Well, yes.  Some of the money you pay goes towards those things.  But here is the key difference between “Cheap” and “Good”.  Your money is paying for the four years each of our technicians spent in college, earning their degree and training themselves in the world of IT.  Your money is paying for our high-tech servers which run 24/7 and manage all of your company network, users and data – keeping it secure, backed up and moving smoothly.  Your money is going towards the hours upon hours of training our Technicians needed to become a Microsoft Certified engineer and therefore, someone you can depend on when you reach out to them when you have a problem.

And for our clients who pay a little extra for 24/7 support, your money is paying the compensation we give to our technicians who give up their weekends and evenings to assist a client with a critical issue.

We aren’t an expensive Managed IT provider by any means, but we are good.  Our staff are amazing, our technology is top quality, and our clients are more than satisfied.  So far, we’ve catered to every request, no matter how strange that our clients have of us.  And in some cases, we start providing a particular service as standard because one client requested it.  So the list keeps growing.

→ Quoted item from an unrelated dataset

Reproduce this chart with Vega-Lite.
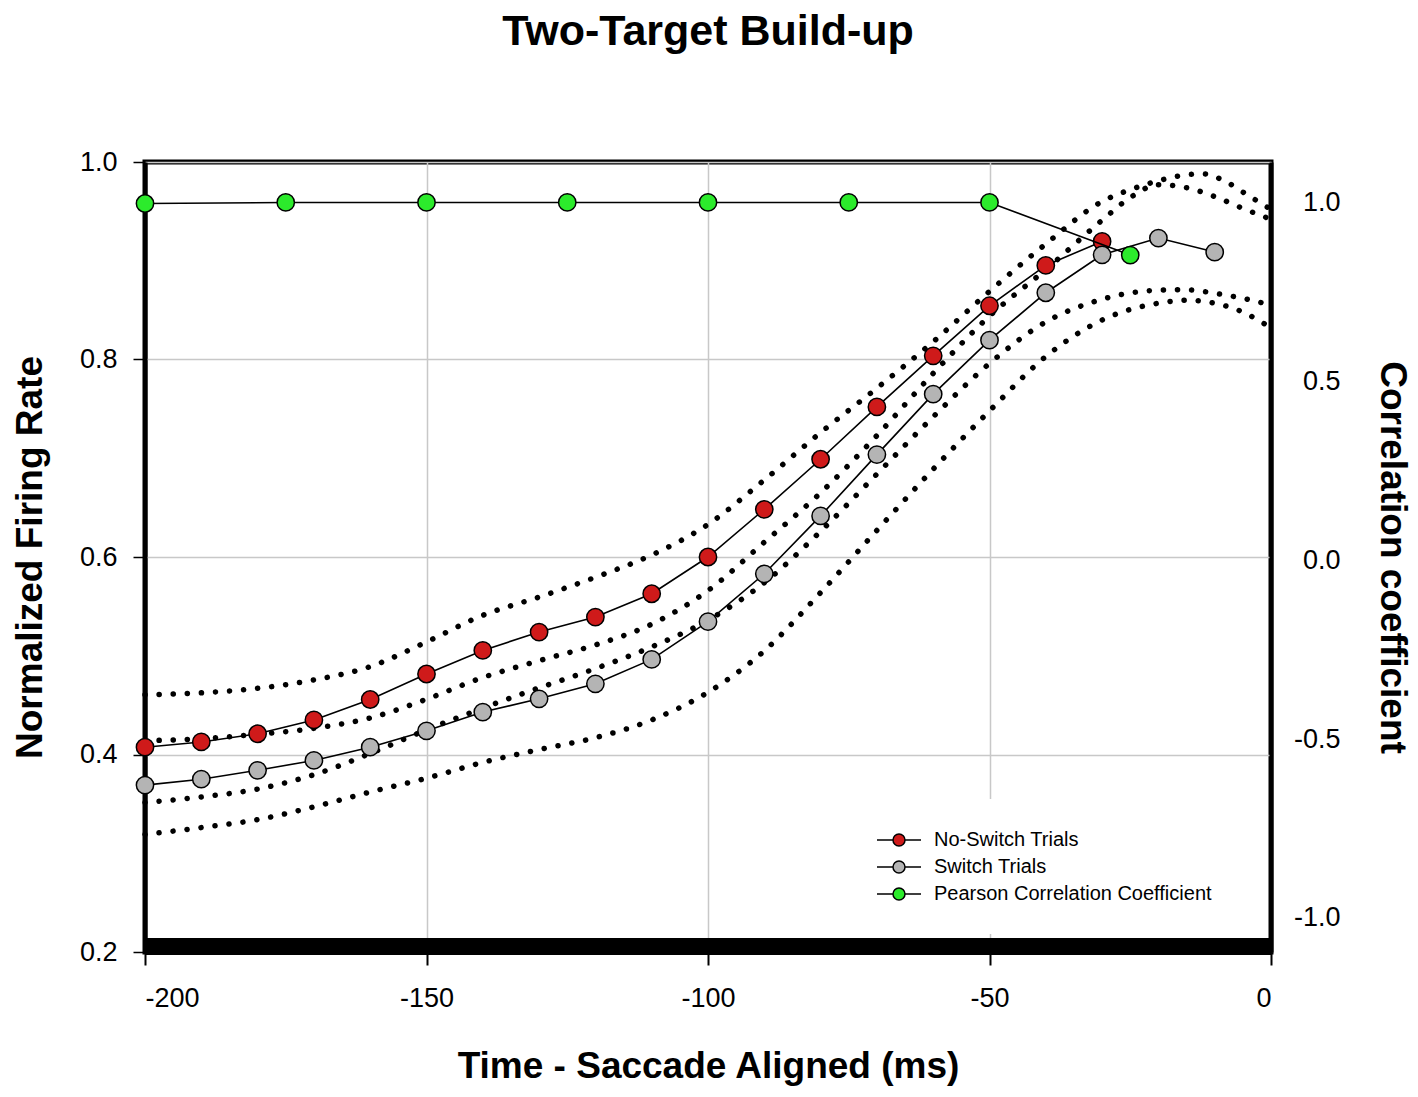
{
  "$schema": "https://vega.github.io/schema/vega-lite/v6.json",
  "width": 1126,
  "height": 790,
  "autosize": {"type": "none"},
  "padding": {"left": 145, "top": 162, "right": 147, "bottom": 145},
  "background": "white",
  "title": {
    "text": "Two-Target Build-up",
    "fontSize": 43,
    "fontWeight": "bold",
    "font": "Liberation Sans, Arial, sans-serif",
    "anchor": "middle",
    "frame": "group",
    "baseline": "alphabetic",
    "offset": 60,
    "color": "black"
  },
  "datasets": {
    "obs": [
      {"series": "No-Switch Trials", "t": -200, "rate": 0.4074},
      {"series": "No-Switch Trials", "t": -190, "rate": 0.4127},
      {"series": "No-Switch Trials", "t": -180, "rate": 0.421},
      {"series": "No-Switch Trials", "t": -170, "rate": 0.435},
      {"series": "No-Switch Trials", "t": -160, "rate": 0.4557},
      {"series": "No-Switch Trials", "t": -150, "rate": 0.4815},
      {"series": "No-Switch Trials", "t": -140, "rate": 0.5054},
      {"series": "No-Switch Trials", "t": -130, "rate": 0.524},
      {"series": "No-Switch Trials", "t": -120, "rate": 0.5392},
      {"series": "No-Switch Trials", "t": -110, "rate": 0.5628},
      {"series": "No-Switch Trials", "t": -100, "rate": 0.6},
      {"series": "No-Switch Trials", "t": -90, "rate": 0.6483},
      {"series": "No-Switch Trials", "t": -80, "rate": 0.699},
      {"series": "No-Switch Trials", "t": -70, "rate": 0.752},
      {"series": "No-Switch Trials", "t": -60, "rate": 0.8037},
      {"series": "No-Switch Trials", "t": -50, "rate": 0.8544},
      {"series": "No-Switch Trials", "t": -40, "rate": 0.8953},
      {"series": "No-Switch Trials", "t": -30, "rate": 0.9196},
      {"series": "Switch Trials", "t": -200, "rate": 0.369},
      {"series": "Switch Trials", "t": -190, "rate": 0.375},
      {"series": "Switch Trials", "t": -180, "rate": 0.384},
      {"series": "Switch Trials", "t": -170, "rate": 0.394},
      {"series": "Switch Trials", "t": -160, "rate": 0.4074},
      {"series": "Switch Trials", "t": -150, "rate": 0.424},
      {"series": "Switch Trials", "t": -140, "rate": 0.443},
      {"series": "Switch Trials", "t": -130, "rate": 0.4564},
      {"series": "Switch Trials", "t": -120, "rate": 0.4716},
      {"series": "Switch Trials", "t": -110, "rate": 0.4963},
      {"series": "Switch Trials", "t": -100, "rate": 0.5345},
      {"series": "Switch Trials", "t": -90, "rate": 0.583},
      {"series": "Switch Trials", "t": -80, "rate": 0.6416},
      {"series": "Switch Trials", "t": -70, "rate": 0.7037},
      {"series": "Switch Trials", "t": -60, "rate": 0.7649},
      {"series": "Switch Trials", "t": -50, "rate": 0.8196},
      {"series": "Switch Trials", "t": -40, "rate": 0.8676},
      {"series": "Switch Trials", "t": -30, "rate": 0.906},
      {"series": "Switch Trials", "t": -20, "rate": 0.923},
      {"series": "Switch Trials", "t": -10, "rate": 0.9088}
    ],
    "corr": [
      {"series": "Pearson Correlation Coefficient", "t": -200, "r": 0.996},
      {"series": "Pearson Correlation Coefficient", "t": -175, "r": 0.999},
      {"series": "Pearson Correlation Coefficient", "t": -150, "r": 0.999},
      {"series": "Pearson Correlation Coefficient", "t": -125, "r": 0.999},
      {"series": "Pearson Correlation Coefficient", "t": -100, "r": 0.999},
      {"series": "Pearson Correlation Coefficient", "t": -75, "r": 0.999},
      {"series": "Pearson Correlation Coefficient", "t": -50, "r": 0.999},
      {"series": "Pearson Correlation Coefficient", "t": -25, "r": 0.852}
    ],
    "ci": [
      {"band": "A", "t": -200, "v": 0.4605}, {"band": "A", "t": -190, "v": 0.4625},
      {"band": "A", "t": -180, "v": 0.467}, {"band": "A", "t": -170, "v": 0.4755},
      {"band": "A", "t": -160, "v": 0.489}, {"band": "A", "t": -150, "v": 0.514},
      {"band": "A", "t": -140, "v": 0.541}, {"band": "A", "t": -130, "v": 0.5595},
      {"band": "A", "t": -120, "v": 0.5795}, {"band": "A", "t": -110, "v": 0.602},
      {"band": "A", "t": -100, "v": 0.633}, {"band": "A", "t": -90, "v": 0.678},
      {"band": "A", "t": -80, "v": 0.726}, {"band": "A", "t": -70, "v": 0.771},
      {"band": "A", "t": -60, "v": 0.818}, {"band": "A", "t": -50, "v": 0.869},
      {"band": "A", "t": -40, "v": 0.917}, {"band": "A", "t": -30, "v": 0.96},
      {"band": "A", "t": -25, "v": 0.972}, {"band": "A", "t": -20, "v": 0.981},
      {"band": "A", "t": -15, "v": 0.987}, {"band": "A", "t": -12, "v": 0.988},
      {"band": "A", "t": -8, "v": 0.98}, {"band": "A", "t": -4, "v": 0.966},
      {"band": "A", "t": 0, "v": 0.952},
      {"band": "B", "t": -200, "v": 0.414}, {"band": "B", "t": -190, "v": 0.416},
      {"band": "B", "t": -180, "v": 0.4205}, {"band": "B", "t": -170, "v": 0.4265},
      {"band": "B", "t": -160, "v": 0.437}, {"band": "B", "t": -150, "v": 0.456},
      {"band": "B", "t": -140, "v": 0.478}, {"band": "B", "t": -130, "v": 0.495},
      {"band": "B", "t": -120, "v": 0.511}, {"band": "B", "t": -110, "v": 0.532},
      {"band": "B", "t": -100, "v": 0.566}, {"band": "B", "t": -90, "v": 0.615},
      {"band": "B", "t": -80, "v": 0.665}, {"band": "B", "t": -70, "v": 0.723},
      {"band": "B", "t": -60, "v": 0.786}, {"band": "B", "t": -50, "v": 0.844},
      {"band": "B", "t": -40, "v": 0.891}, {"band": "B", "t": -30, "v": 0.941},
      {"band": "B", "t": -25, "v": 0.964}, {"band": "B", "t": -20, "v": 0.977},
      {"band": "B", "t": -15, "v": 0.974}, {"band": "B", "t": -10, "v": 0.965},
      {"band": "B", "t": -5, "v": 0.953}, {"band": "B", "t": 0, "v": 0.942},
      {"band": "C", "t": -200, "v": 0.3515}, {"band": "C", "t": -190, "v": 0.357},
      {"band": "C", "t": -180, "v": 0.365}, {"band": "C", "t": -170, "v": 0.3795},
      {"band": "C", "t": -160, "v": 0.401}, {"band": "C", "t": -150, "v": 0.425},
      {"band": "C", "t": -140, "v": 0.447}, {"band": "C", "t": -130, "v": 0.4675},
      {"band": "C", "t": -120, "v": 0.487}, {"band": "C", "t": -110, "v": 0.509},
      {"band": "C", "t": -100, "v": 0.536}, {"band": "C", "t": -90, "v": 0.574},
      {"band": "C", "t": -80, "v": 0.626}, {"band": "C", "t": -70, "v": 0.684},
      {"band": "C", "t": -60, "v": 0.742}, {"band": "C", "t": -50, "v": 0.796},
      {"band": "C", "t": -40, "v": 0.838}, {"band": "C", "t": -30, "v": 0.861},
      {"band": "C", "t": -20, "v": 0.8702}, {"band": "C", "t": -15, "v": 0.8706},
      {"band": "C", "t": -10, "v": 0.867}, {"band": "C", "t": -5, "v": 0.862},
      {"band": "C", "t": 0, "v": 0.855},
      {"band": "D", "t": -200, "v": 0.319}, {"band": "D", "t": -190, "v": 0.326},
      {"band": "D", "t": -180, "v": 0.334}, {"band": "D", "t": -170, "v": 0.347},
      {"band": "D", "t": -160, "v": 0.362}, {"band": "D", "t": -150, "v": 0.376},
      {"band": "D", "t": -140, "v": 0.392}, {"band": "D", "t": -130, "v": 0.405},
      {"band": "D", "t": -120, "v": 0.417}, {"band": "D", "t": -110, "v": 0.435},
      {"band": "D", "t": -100, "v": 0.463}, {"band": "D", "t": -90, "v": 0.505},
      {"band": "D", "t": -80, "v": 0.564}, {"band": "D", "t": -70, "v": 0.627},
      {"band": "D", "t": -60, "v": 0.689}, {"band": "D", "t": -50, "v": 0.748},
      {"band": "D", "t": -40, "v": 0.803}, {"band": "D", "t": -30, "v": 0.84},
      {"band": "D", "t": -20, "v": 0.857}, {"band": "D", "t": -15, "v": 0.86},
      {"band": "D", "t": -10, "v": 0.857}, {"band": "D", "t": -5, "v": 0.848},
      {"band": "D", "t": 0, "v": 0.832}
    ]
  },
  "layer": [
    {
      "encoding": {
        "x": {
          "type": "quantitative",
          "scale": {"domain": [-200, 0], "nice": false, "zero": false},
          "axis": {
            "values": [-200, -150, -100, -50, 0],
            "labelExpr": "replace(datum.label, '\u2212', '-')",
            "title": "Time - Saccade Aligned (ms)",
            "titleFontSize": 37,
            "titleFontWeight": "bold",
            "labelFontSize": 27,
            "domainWidth": 17,
            "offset": -6,
            "tickSize": 19,
            "tickWidth": 2,
            "labelPadding": 20,
            "titlePadding": 37,
            "grid": true
          }
        },
        "y": {
          "type": "quantitative",
          "scale": {"domain": [0.2, 1.0], "nice": false, "zero": false},
          "axis": {
            "orient": "left",
            "values": [0.2, 0.4, 0.6, 0.8, 1.0],
            "format": ".1f",
            "title": "Normalized Firing Rate",
            "titleFontSize": 37,
            "titleFontWeight": "bold",
            "labelFontSize": 27,
            "domainWidth": 4,
            "tickSize": 12,
            "tickWidth": 1.5,
            "labelPadding": 16,
            "titlePadding": 30,
            "grid": true
          }
        }
      },
      "layer": [
        {
          "data": {"name": "ci"},
          "mark": {
            "type": "line",
            "interpolate": "monotone",
            "color": "black",
            "strokeWidth": 5.5,
            "strokeCap": "round",
            "strokeDash": [0.1, 14]
          },
          "encoding": {
            "x": {"field": "t"},
            "y": {"field": "v"},
            "detail": {"field": "band", "type": "nominal"}
          }
        },
        {
          "data": {"name": "obs"},
          "mark": {"type": "line", "color": "black", "strokeWidth": 1.6},
          "encoding": {
            "x": {"field": "t"},
            "y": {"field": "rate"},
            "detail": {"field": "series", "type": "nominal"}
          }
        },
        {
          "data": {"name": "obs"},
          "mark": {"type": "point", "filled": true, "size": 300, "stroke": "black", "strokeWidth": 1.5, "opacity": 1},
          "encoding": {
            "x": {"field": "t"},
            "y": {"field": "rate"},
            "color": {"field": "series", "type": "nominal"}
          }
        }
      ]
    },
    {
      "data": {"name": "corr"},
      "encoding": {
        "x": {"field": "t", "type": "quantitative"},
        "y": {
          "field": "r",
          "type": "quantitative",
          "scale": {"domain": [-1.095, 1.112], "nice": false, "zero": false},
          "axis": {
            "orient": "right",
            "values": [-1, -0.5, 0, 0.5, 1],
            "format": ".1f",
            "labelExpr": "replace(datum.label, '\u2212', '-')",
            "title": "Correlation coefficient",
            "titleFontSize": 37,
            "titleFontWeight": "bold",
            "labelFontSize": 27,
            "labelAlign": "right",
            "domainWidth": 4,
            "ticks": false,
            "tickSize": 0,
            "labelPadding": 69,
            "titlePadding": 32,
            "grid": false
          }
        }
      },
      "layer": [
        {
          "mark": {"type": "line", "color": "black", "strokeWidth": 1.6}
        },
        {
          "mark": {"type": "point", "filled": true, "size": 300, "stroke": "black", "strokeWidth": 1.5, "opacity": 1},
          "encoding": {
            "color": {"field": "series", "type": "nominal"}
          }
        }
      ]
    }
  ],
  "resolve": {"scale": {"y": "independent"}},
  "encoding": {
    "color": {
      "type": "nominal",
      "scale": {
        "domain": ["No-Switch Trials", "Switch Trials", "Pearson Correlation Coefficient"],
        "range": ["#cf1a1a", "#b4b4b4", "#2ceb2c"]
      },
      "legend": {
        "title": null,
        "orient": "none",
        "legendX": 713,
        "legendY": 637,
        "padding": 30,
        "fillColor": "white",
        "symbolType": "M -2.2 0 L -0.6 0 M 0.6 0 L 2.2 0 M -0.6 0 A 0.6 0.6 0 1 0 0.6 0 A 0.6 0.6 0 1 0 -0.6 0 Z",
        "symbolSize": 400,
        "symbolStrokeColor": "black",
        "symbolStrokeWidth": 1.5,
        "symbolOpacity": 1,
        "labelFontSize": 20,
        "labelOffset": 24,
        "labelLimit": 0,
        "rowPadding": 6,
        "labelColor": "black"
      }
    }
  },
  "config": {
    "font": "Liberation Sans, Arial, sans-serif",
    "view": {"stroke": "black", "strokeWidth": 5},
    "axis": {
      "labelColor": "black",
      "titleColor": "black",
      "domainColor": "black",
      "tickColor": "black",
      "gridColor": "#c8c8c8",
      "gridWidth": 1.5,
      "labelFont": "Liberation Sans, Arial, sans-serif",
      "titleFont": "Liberation Sans, Arial, sans-serif"
    },
    "legend": {"labelFont": "Liberation Sans, Arial, sans-serif"}
  }
}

While “Cheap” managed IT service providers will give you a quick run-down on what they can offer you, their list won’t be as comprehensive as ours.  The “Good” MSP’s can give you bundles of services and their costs.  Moving forward, we will be happy to cater to any request from a client (Within reason).  Whether they want to pick and choose each service, or have the typical full-on bundle most opt for, I’m actually looking forward to my next sales meeting.  Needless to say, my cheat sheet will be there with me.